What we do have are soap holes.


A soap hole is a spring that rises up in a particular kind of soil. Maybe one of you soil specialists out there could tell me exactly what it is about this white dirt that results in the formation of these bottomless wells of soupy, slick mud into which an animal can fall and never emerge, because when they try to crawl out the sides just collapse and they slide back in.

Worst of all is if a horse goes into one. We don't have any soap holes in our horse pastures, but an unsuspecting visitor once rode into one, and the horse couldn't begin to get out. After a few tries, he just gave up. One of the other riders broke out a rope, managed to toss it around the saddle horn, and they dragged him out, but then almost lost him to shock. Over the years, we've learned to warn outsiders what and where to watch for these death traps. 

And they're tricky. In dry weather the top crusts over and looks like solid ground, so a cow or calf will wander out onto it only to break through and sink. We put the tires around the edges to mark them, and you'll notice it's swallowing them up. There are countless more already at the bottom. We've tried fencing them, but they contract and expand based on how much moisture we get in any given year, so sometimes they eat the fence, too. 

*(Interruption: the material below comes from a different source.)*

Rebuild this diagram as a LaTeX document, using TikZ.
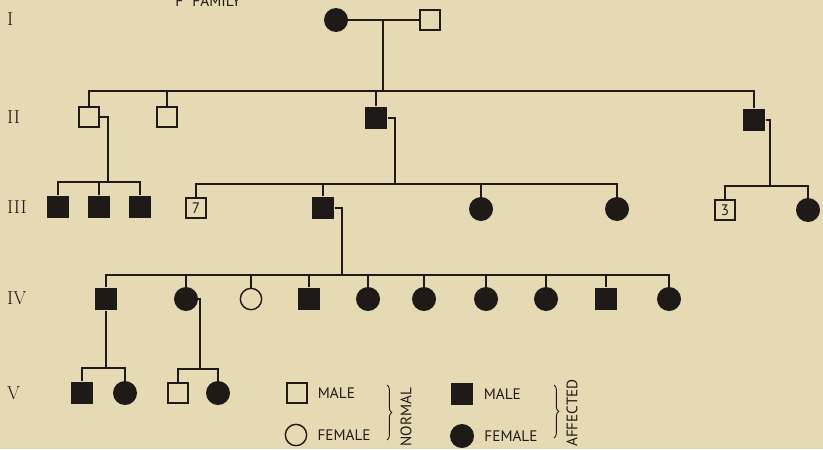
\documentclass[tikz,border=0pt]{standalone}
\usepackage{fontspec}
\newfontfamily\keyfont{PT Sans}
\usetikzlibrary{positioning, calc, decorations.pathreplacing}
\definecolor{paper}{HTML}{E6DAB5}
\definecolor{ink}{HTML}{1E1A17}

\begin{document}
\begin{tikzpicture}[x=0.03cm, y=-0.03cm,
        nmale/.style={rectangle, draw=ink, line width=1.2pt, minimum size=0.6cm, inner sep=0pt, font=\keyfont\fontsize{13}{13}\selectfont, text=ink},
        amale/.style={rectangle, fill=ink, minimum size=0.68cm, inner sep=0pt},
        nfemale/.style={circle, draw=ink, line width=1.2pt, minimum size=0.64cm, inner sep=0pt},
        afemale/.style={circle, fill=ink, minimum size=0.72cm, inner sep=0pt},
        gen/.style={anchor=west, font=\fontsize{16}{16}\selectfont, text=ink, inner sep=0pt},
        key/.style={font=\keyfont\fontsize{13}{13}\selectfont, text=ink, inner sep=0pt},
        link/.style={draw=ink, line width=1.5pt},
        curly/.style={draw=ink, line width=0.8pt, decorate, decoration={brace, amplitude=4pt}}
    ]
        \fill[paper] (0,0) rectangle (823,449);
        \useasboundingbox (0,0) rectangle (823,449);

        % title, cut by the top edge
        \node (title) [key] at (208,1) {F\hspace{0.6em}FAMILY};

        % generation numbers
        \node (gI) [gen] at (7,19) {I};
        \node (gII) [gen] at (7,117) {II};
        \node (gIII) [gen] at (7,207) {III};
        \node (gIV) [gen] at (7,298) {IV};
        \node (gV) [gen] at (7,393) {V};

        % generation I
        \node (Ia) [afemale] at (336,20) {};
        \node (Ib) [nmale] at (430,20) {};
        \coordinate (sII) at (383,91);
        \draw [link] (Ia) -- (Ib);
        \draw [link] ($(Ia)!.5!(Ib)$) -- (sII);

        % generation II
        \node (IIa) [nmale] at (89,117) {};
        \node (IIb) [nmale] at (167,117) {};
        \node (IIc) [amale] at (376,118) {};
        \node (IId) [amale] at (754,120) {};
        \draw [link] (IIa.north) |- (IId.north |- sII) -- (IId.north);
        \foreach \k in {IIb, IIc}
            \draw [link] (\k.north) -- (\k.north |- sII);

        % generation III
        \node (IIIa) [amale] at (58,207) {};
        \node (IIIb) [amale] at (99,207) {};
        \node (IIIc) [amale] at (140,207) {};
        \coordinate (sIIIa) at (108,182);
        \draw [link] (IIa.east) -| (sIIIa);
        \draw [link] (IIIa.north) |- (IIIc.north |- sIIIa) -- (IIIc.north);
        \draw [link] (IIIb.north) -- (IIIb.north |- sIIIa);

        \node (IIId) [nmale] at (196,208) {7};
        \node (IIIe) [amale] at (323,208) {};
        \node (IIIf) [afemale] at (481,209) {};
        \node (IIIg) [afemale] at (617,209) {};
        \coordinate (sIIIb) at (395,184);
        \draw [link] (IIc.east) -| (sIIIb);
        \draw [link] (IIId.north) |- (IIIg.north |- sIIIb) -- (IIIg.north);
        \foreach \k in {IIIe, IIIf}
            \draw [link] (\k.north) -- (\k.north |- sIIIb);

        \node (IIIh) [nmale] at (725,210) {3};
        \node (IIIi) [afemale] at (808,210) {};
        \coordinate (sIIIc) at (770,186);
        \draw [link] (IId.east) -| (sIIIc);
        \draw [link] (IIIh.north) |- (IIIi.north |- sIIIc) -- (IIIi.north);

        % generation IV
        \node (IVa) [amale] at (106,299) {};
        \node (IVb) [afemale] at (186,299) {};
        \node (IVc) [nfemale] at (251,299) {};
        \node (IVd) [amale] at (309,299) {};
        \node (IVe) [afemale] at (368,299) {};
        \node (IVf) [afemale] at (424,299) {};
        \node (IVg) [afemale] at (486,299) {};
        \node (IVh) [afemale] at (546,299) {};
        \node (IVi) [amale] at (606,299) {};
        \node (IVj) [afemale] at (669,299) {};
        \coordinate (sIV) at (342,275);
        \draw [link] (IIIe.east) -| (sIV);
        \draw [link] (IVa.north) |- (IVj.north |- sIV) -- (IVj.north);
        \foreach \k in {IVb, IVc, IVd, IVe, IVf, IVg, IVh, IVi}
            \draw [link] (\k.north) -- (\k.north |- sIV);

        % generation V
        \node (Va) [amale] at (82,393) {};
        \node (Vb) [afemale] at (125,393) {};
        \coordinate (sVa) at (106,368);
        \draw [link] (IVa.south) -- (sVa);
        \draw [link] (Va.north) |- (Vb.north |- sVa) -- (Vb.north);

        \node (Vc) [nmale] at (178,393) {};
        \node (Vd) [afemale] at (218,393) {};
        \coordinate (sVb) at (200,369);
        \draw [link] (IVb.east) -| (sVb);
        \draw [link] (Vc.north) |- (Vd.north |- sVb) -- (Vd.north);

        % key
        \node (kNM) [nmale] at (297,393) {};
        \node (kNF) [nfemale] at (296,435) {};
        \node (kNMt) [key, anchor=west, right=0.3cm of kNM] {MALE};
        \node (kNFt) [key, anchor=west, right=0.3cm of kNF] {FEMALE};
        \coordinate (bNa) at (387,385);
        \coordinate (bNb) at (387,440);
        \draw [curly] (bNa) -- (bNb);
        \node (kN) [key, rotate=90] at (406,417) {NORMAL};

        \node (kAM) [amale] at (462,394) {};
        \node (kAF) [afemale] at (462,436) {};
        \node (kAMt) [key, anchor=west, right=0.3cm of kAM] {MALE};
        \node (kAFt) [key, anchor=west, right=0.3cm of kAF] {FEMALE};
        \coordinate (bAa) at (554,385);
        \coordinate (bAb) at (554,438);
        \draw [curly] (bAa) -- (bAb);
        \node (kA) [key, rotate=90] at (572,413) {AFFECTED};
    \end{tikzpicture}
\end{document}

Luckily, most of the time what falls in is able to get out, with nothing worse to show for it than a coating of nearly impermeable mud that they'll be wearing for days. And if there are some that don't...well, since all of our soap holes are clear out on the south lease, that's a cow or calf that goes missing and unaccounted for because unless it happens as we're trailing cows, we don't see it happen.

Given the price of cattle, we're going to be fencing the holes again this year. Unfortunately, even a good solid barbed wire fence wouldn't stop certain critters from venturing where they shouldn't. Good thing Max can swim. Now to toss her in the reservoir and get rid of the mud before she gets in the pickup for the trip home.